Пеньковский сказал, что его пригласили и сказали, что пошлют в Пакистан старшим помощником военного атташе, который был резидентом ГРУ в Пакистане. Но пакистанское правительство не разрешило увеличивать состав военного атташата, и визу Пеньковскому не дали. И снова он провел несколько месяцев в Египетском отделе, пока его не вызвали вновь: «Мы думаем послать вас в Турцию».
— Это был уже конец 1954 года. Я снова начал готовиться к поездке, учил коды, оперативную программу, экономику страны и структуру вооруженных сил. Я приехал туда в июле 1955 года и стал резидентом, главой центра. Официально я был военным атташе и принял руководство над целой агентурной сетью.
— Какое у вас тогда было звание — подполковник или полковник? — спросил Кайзвальтер.
— Я был уже полковником — давайте я вам это разъясню. В конце войны, перед тем, как я поступил в академию имени Фрунзе, я получил звание подполковника, а в феврале 1950 года стал полковником.
Вот уже одиннадцать лет, по февраль 1960 года, я служу в звании полковника, и из-за отца генералом меня никогда не сделают. Мне это уже сказали, как и то, что я ненадежный. Может, я стану генералом в другой армии, — шутя добавил он.
Джо Бьюлик понял, что эта горькая шутка и была главной причиной предательства Пеньковского. Она выразила все его разочарование и ярость по поводу того, что из-за прошлого его отца рушилась такая блестящая карьера.

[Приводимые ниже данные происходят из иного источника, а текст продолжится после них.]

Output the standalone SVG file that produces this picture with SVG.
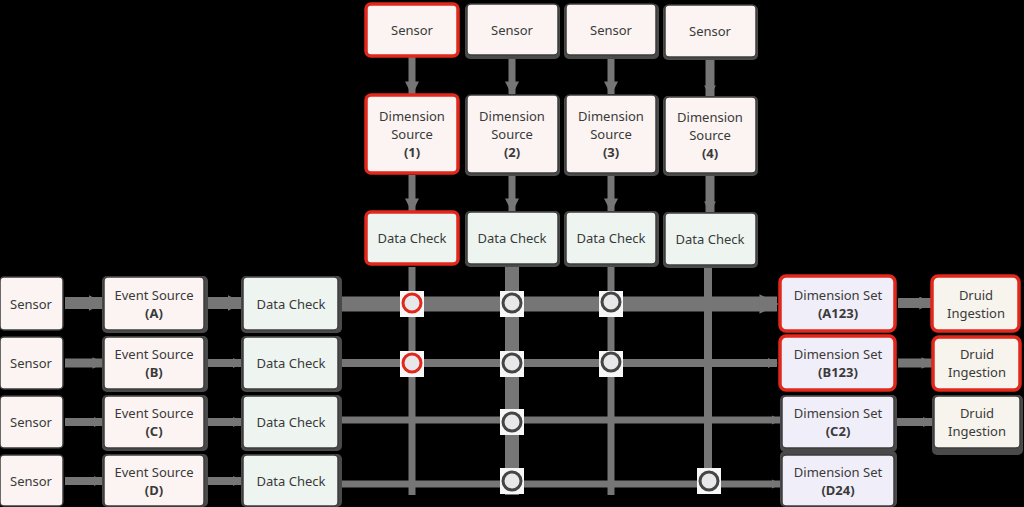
<svg xmlns="http://www.w3.org/2000/svg" width="1024" height="507" viewBox="0 0 1024 507">
<defs>
<style>
.bg{fill:#000}
.box{stroke:#3c3c3c;stroke-width:1.5}
.sh{fill:#4a4a4a}
.red{stroke:#e0281c;stroke-width:3.5}
.src{fill:#fbf4f2}
.chk{fill:#eef5f1}
.dim{fill:#f0eef8}
.drd{fill:#f6f4ec}
text{font-family:"Noto Sans","Liberation Sans",sans-serif;font-size:13px;fill:#3a3a3a;text-anchor:middle;dominant-baseline:central}
.b{font-weight:bold}
.ln{stroke:#767676;fill:none}
.halo{fill:#f7f7f7}
.jn{fill:#e8e8ea;stroke:#454545;stroke-width:3}
.jr{fill:#e8e8ea;stroke:#e0281c;stroke-width:3}
</style>
<marker id="ah" viewBox="0 0 10 10" refX="9" refY="5" markerWidth="2" markerHeight="2" markerUnits="strokeWidth" orient="auto">
<path d="M0,0 L10,5 L0,10 Z" fill="#767676"/>
</marker>
<marker id="ah2" viewBox="0 0 10 10" refX="9" refY="5" markerWidth="1.3" markerHeight="1.3" markerUnits="strokeWidth" orient="auto">
<path d="M0,0 L10,5 L0,10 Z" fill="#767676"/>
</marker>
</defs>
<rect class="bg" x="0" y="0" width="1024" height="507"/>

<g id="connectors">
<!-- top verticals -->
<line class="ln" x1="412" y1="57" x2="412" y2="94" stroke-width="7" marker-end="url(#ah)"/>
<line class="ln" x1="512" y1="57" x2="512" y2="94" stroke-width="7" marker-end="url(#ah)"/>
<line class="ln" x1="611" y1="57" x2="611" y2="94" stroke-width="7" marker-end="url(#ah)"/>
<line class="ln" x1="710" y1="59" x2="710" y2="96" stroke-width="9" marker-end="url(#ah2)"/>
<line class="ln" x1="412" y1="175" x2="412" y2="211" stroke-width="7" marker-end="url(#ah)"/>
<line class="ln" x1="512" y1="175" x2="512" y2="211" stroke-width="7" marker-end="url(#ah)"/>
<line class="ln" x1="611" y1="175" x2="611" y2="211" stroke-width="7" marker-end="url(#ah)"/>
<line class="ln" x1="710" y1="175" x2="710" y2="212" stroke-width="9" marker-end="url(#ah2)"/>
<!-- verticals down the grid -->
<line class="ln" x1="412" y1="267" x2="412" y2="495" stroke-width="7"/>
<line class="ln" x1="512" y1="267" x2="512" y2="495" stroke-width="14"/>
<line class="ln" x1="611" y1="267" x2="611" y2="495" stroke-width="7"/>
<line class="ln" x1="708" y1="267" x2="708" y2="481" stroke-width="8"/>
<!-- left row arrows -->
<line class="ln" x1="65" y1="303" x2="103" y2="303" stroke-width="12" marker-end="url(#ah2)"/>
<line class="ln" x1="65" y1="363" x2="103" y2="363" stroke-width="9" marker-end="url(#ah2)"/>
<line class="ln" x1="65" y1="422" x2="103" y2="422" stroke-width="8" marker-end="url(#ah2)"/>
<line class="ln" x1="65" y1="481" x2="103" y2="481" stroke-width="8" marker-end="url(#ah2)"/>
<line class="ln" x1="206" y1="303" x2="242" y2="303" stroke-width="12" marker-end="url(#ah2)"/>
<line class="ln" x1="206" y1="363" x2="242" y2="363" stroke-width="8" marker-end="url(#ah2)"/>
<line class="ln" x1="206" y1="422" x2="242" y2="422" stroke-width="8" marker-end="url(#ah2)"/>
<line class="ln" x1="206" y1="481" x2="242" y2="481" stroke-width="8" marker-end="url(#ah2)"/>
<!-- main horizontals -->
<line class="ln" x1="340" y1="304" x2="777" y2="304" stroke-width="15" marker-end="url(#ah2)"/>
<line class="ln" x1="340" y1="363" x2="777" y2="363" stroke-width="8" marker-end="url(#ah2)"/>
<line class="ln" x1="340" y1="420" x2="780" y2="420" stroke-width="7" marker-end="url(#ah2)"/>
<line class="ln" x1="340" y1="484" x2="780" y2="484" stroke-width="7" marker-end="url(#ah2)"/>
<!-- to druid -->
<line class="ln" x1="898" y1="303" x2="931" y2="303" stroke-width="10" marker-end="url(#ah2)"/>
<line class="ln" x1="898" y1="363" x2="932" y2="363" stroke-width="9" marker-end="url(#ah2)"/>
<line class="ln" x1="896" y1="422" x2="932" y2="422" stroke-width="8" marker-end="url(#ah2)"/>
</g>

<g id="junctions">
<rect class="halo" x="400" y="291" width="24" height="26"/><circle class="jr" cx="412" cy="303" r="9"/>
<rect class="halo" x="400" y="351" width="24" height="26"/><circle class="jr" cx="412" cy="363" r="9"/>
<rect class="halo" x="500" y="291" width="24" height="26"/><circle class="jn" cx="512" cy="303" r="9"/>
<rect class="halo" x="500" y="351" width="24" height="26"/><circle class="jn" cx="512" cy="363" r="9"/>
<rect class="halo" x="500" y="409" width="24" height="26"/><circle class="jn" cx="512" cy="422" r="9"/>
<rect class="halo" x="500" y="468" width="24" height="26"/><circle class="jn" cx="512" cy="481" r="9"/>
<rect class="halo" x="599" y="291" width="24" height="26"/><circle class="jn" cx="611" cy="302" r="9"/>
<rect class="halo" x="599" y="351" width="24" height="26"/><circle class="jn" cx="611" cy="362" r="9"/>
<rect class="halo" x="697" y="468" width="24" height="26"/><circle class="jn" cx="709" cy="481" r="9"/>
</g>

<!-- top columns -->
<g id="sensor1"><rect class="src red" x="366" y="4" width="92" height="52" rx="5"/><text x="412" y="30">Sensor</text></g>
<g id="sensor2"><rect class="sh" x="465" y="4" width="95" height="55" rx="5"/><rect class="src box" x="467" y="4" width="91" height="51" rx="4"/><text x="512" y="30">Sensor</text></g>
<g id="sensor3"><rect class="sh" x="564" y="4" width="95" height="55" rx="5"/><rect class="src box" x="566" y="4" width="90" height="51" rx="4"/><text x="611" y="30">Sensor</text></g>
<g id="sensor4"><rect class="sh" x="663" y="5" width="95" height="55" rx="5"/><rect class="src box" x="665" y="5" width="91" height="52" rx="4"/><text x="710" y="31">Sensor</text></g>

<g id="dimsrc1"><rect class="src red" x="366" y="95" width="92" height="78" rx="5"/><text x="412" y="116">Dimension</text><text x="412" y="134">Source</text><text class="b" x="412" y="152">(1)</text></g>
<g id="dimsrc2"><rect class="sh" x="465" y="95" width="95" height="81" rx="5"/><rect class="src box" x="467" y="95" width="91" height="78" rx="4"/><text x="512" y="116">Dimension</text><text x="512" y="134">Source</text><text class="b" x="512" y="152">(2)</text></g>
<g id="dimsrc3"><rect class="sh" x="564" y="95" width="95" height="81" rx="5"/><rect class="src box" x="566" y="95" width="90" height="78" rx="4"/><text x="611" y="116">Dimension</text><text x="611" y="134">Source</text><text class="b" x="611" y="152">(3)</text></g>
<g id="dimsrc4"><rect class="sh" x="663" y="96" width="95" height="80" rx="5"/><rect class="src box" x="665" y="97" width="91" height="76" rx="4"/><text x="710" y="117">Dimension</text><text x="710" y="135">Source</text><text class="b" x="710" y="153">(4)</text></g>

<g id="chk1"><rect class="chk red" x="366" y="212" width="92" height="52" rx="5"/><text x="412" y="238">Data Check</text></g>
<g id="chk2"><rect class="sh" x="465" y="211" width="95" height="56" rx="5"/><rect class="chk box" x="467" y="212" width="91" height="52" rx="4"/><text x="512" y="238">Data Check</text></g>
<g id="chk3"><rect class="sh" x="564" y="211" width="95" height="56" rx="5"/><rect class="chk box" x="566" y="212" width="90" height="52" rx="4"/><text x="611" y="238">Data Check</text></g>
<g id="chk4"><rect class="sh" x="663" y="212" width="95" height="56" rx="5"/><rect class="chk box" x="665" y="213" width="91" height="52" rx="4"/><text x="710" y="239">Data Check</text></g>

<!-- left rows -->
<g id="sensorA"><rect class="src box" x="0" y="277" width="63" height="53" rx="4"/><text x="31" y="304">Sensor</text></g>
<g id="sensorB"><rect class="src box" x="0" y="337" width="63" height="52" rx="4"/><text x="31" y="363">Sensor</text></g>
<g id="sensorC"><rect class="src box" x="0" y="396" width="63" height="52" rx="4"/><text x="31" y="422">Sensor</text></g>
<g id="sensorD"><rect class="src box" x="0" y="455" width="63" height="51" rx="4"/><text x="31" y="481">Sensor</text></g>

<g id="evA"><rect class="sh" x="102" y="276" width="106" height="57" rx="5"/><rect class="src box" x="104" y="277" width="100" height="53" rx="4"/><text x="154" y="295">Event Source</text><text class="b" x="154" y="313">(A)</text></g>
<g id="evB"><rect class="sh" x="102" y="336" width="106" height="56" rx="5"/><rect class="src box" x="104" y="337" width="100" height="52" rx="4"/><text x="154" y="354">Event Source</text><text class="b" x="154" y="372">(B)</text></g>
<g id="evC"><rect class="sh" x="102" y="395" width="106" height="56" rx="5"/><rect class="src box" x="104" y="396" width="100" height="52" rx="4"/><text x="154" y="413">Event Source</text><text class="b" x="154" y="431">(C)</text></g>
<g id="evD"><rect class="sh" x="102" y="454" width="106" height="53" rx="5"/><rect class="src box" x="104" y="455" width="100" height="51" rx="4"/><text x="154" y="472">Event Source</text><text class="b" x="154" y="490">(D)</text></g>

<g id="chkA"><rect class="sh" x="241" y="276" width="101" height="57" rx="5"/><rect class="chk box" x="243" y="277" width="95" height="53" rx="4"/><text x="291" y="304">Data Check</text></g>
<g id="chkB"><rect class="sh" x="241" y="336" width="101" height="56" rx="5"/><rect class="chk box" x="243" y="337" width="95" height="52" rx="4"/><text x="291" y="363">Data Check</text></g>
<g id="chkC"><rect class="sh" x="241" y="395" width="101" height="56" rx="5"/><rect class="chk box" x="243" y="396" width="95" height="52" rx="4"/><text x="291" y="422">Data Check</text></g>
<g id="chkD"><rect class="sh" x="241" y="454" width="101" height="53" rx="5"/><rect class="chk box" x="243" y="455" width="95" height="51" rx="4"/><text x="291" y="481">Data Check</text></g>

<!-- right -->
<g id="dsA"><rect class="dim red" x="780" y="276" width="115" height="55" rx="6"/><text x="838" y="295">Dimension Set</text><text class="b" x="838" y="313">(A123)</text></g>
<g id="dsB"><rect class="dim red" x="780" y="336" width="115" height="54" rx="6"/><text x="838" y="354">Dimension Set</text><text class="b" x="838" y="372">(B123)</text></g>
<g id="dsC"><rect class="sh" x="780" y="395" width="117" height="57" rx="5"/><rect class="dim box" x="782" y="396" width="112" height="52" rx="4"/><text x="838" y="413">Dimension Set</text><text class="b" x="838" y="431">(C2)</text></g>
<g id="dsD"><rect class="sh" x="780" y="451" width="117" height="56" rx="5"/><rect class="dim box" x="782" y="455" width="112" height="51" rx="4"/><text x="838" y="472">Dimension Set</text><text class="b" x="838" y="490">(D24)</text></g>

<g id="drA"><rect class="drd red" x="932" y="276" width="87" height="55" rx="6"/><text x="976" y="295">Druid</text><text x="976" y="313">Ingestion</text></g>
<g id="drB"><rect class="drd red" x="933" y="337" width="87" height="53" rx="6"/><text x="977" y="354">Druid</text><text x="977" y="372">Ingestion</text></g>
<g id="drC"><rect class="sh" x="932" y="395" width="91" height="60" rx="5"/><rect class="drd box" x="934" y="396" width="86" height="52" rx="4"/><text x="977" y="413">Druid</text><text x="977" y="431">Ingestion</text></g>
</svg>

— Итак, я прибыл с женой в Турцию и принял резидентуру, центр ГРУ в Анкаре. В течение месяца мой предшественник полковник Кондрашов передал мне все дела, а моим помощником был морской атташе. В то время военно-воздушных атташе не было. Семь месяцев спустя приехал, чтобы стать резидентом, генерал-майор Савченко, но имя использовал чужое — Рубенко. Многие использовали чужие имена.
До этого Рубенко был военным атташе в Афганистане. Когда приехал этот старик — ему было больше шестидесяти, — я передал ему все дела, и резидентом стал он. А я — его помощником. Я проработал до ноября 1956 года, и потом у нас возникла неприятная ситуация с одним из наших помощников атташе. Это произошло через три месяца после приезда Савченко, и этим атташе был подполковник Николай Ионченко. Он просто-напросто подходил к туркам в ресторанах и предлагал им работать на него за деньги. Таким грубым путем Ионченко пытался купить военную информацию. Естественно, турецкая контрразведка засекла это. Хочу вам признаться: мои отношения с
Ионченко были хуже некуда; они с Рубенко пытались подставить меня, чтобы меня выгнали из партии. Позже я поподробней расскажу вам об этом.
Не назвав своего имени, я позвонил из телефона-автомата в турецкую контрразведку, сообщив о деятельности Ионченко и указав, где он встречается со своими агентами.
— Какое у него было звание? — спросил Кайзваль-тер.
— Он был подполковником. Ионченко был настроен против меня. Поскольку в академии он учил турецкий язык, он был возмущен тем, что не его, а меня с моим английским назначили заместителем резидента. С генералом он очень дружил, и оба они сделали мое существование настолько невыносимым, что я написал в штаб письмо с просьбой перевода — куда угодно. Мне ответили, что необходимо подождать. По натуре я человек мстительный, но честный. Уже тогда, когда я увидел, как несправедливо со мной поступают, у меня созрело решение перейти к вам. Я хочу поклясться и расписаться в готовности служить вам и провести остаток моих дней в новой жизни.
Три месяца спустя Ионченко был снова скомпрометирован и объявлен «персоной нон грата». Я проводил его в Стамбул, и он поехал домой через Болгарию. Генерал послал в штаб телеграмму, что турки с американцами устроили против Ионченко провокацию. Его схватили, когда он собирал «урожай». В то время, кстати, проходил официальный визит в Турцию шаха Ирана и его супруги, и службы турецкой безопасности и контрразведки были начеку, охраняя гостей. Мы даже получили инструкции от начальника ГРУ не Проводить в этот период никаких операций. Однако генерал разрешил Ионченко пойти на встречу с агентом, назначенную на 10 мая. Я помню эту дату, потому что это день рождения моей матери. Все произошло в то самое время, когда турецкий лейтенант передавал Ионченко военную документацию.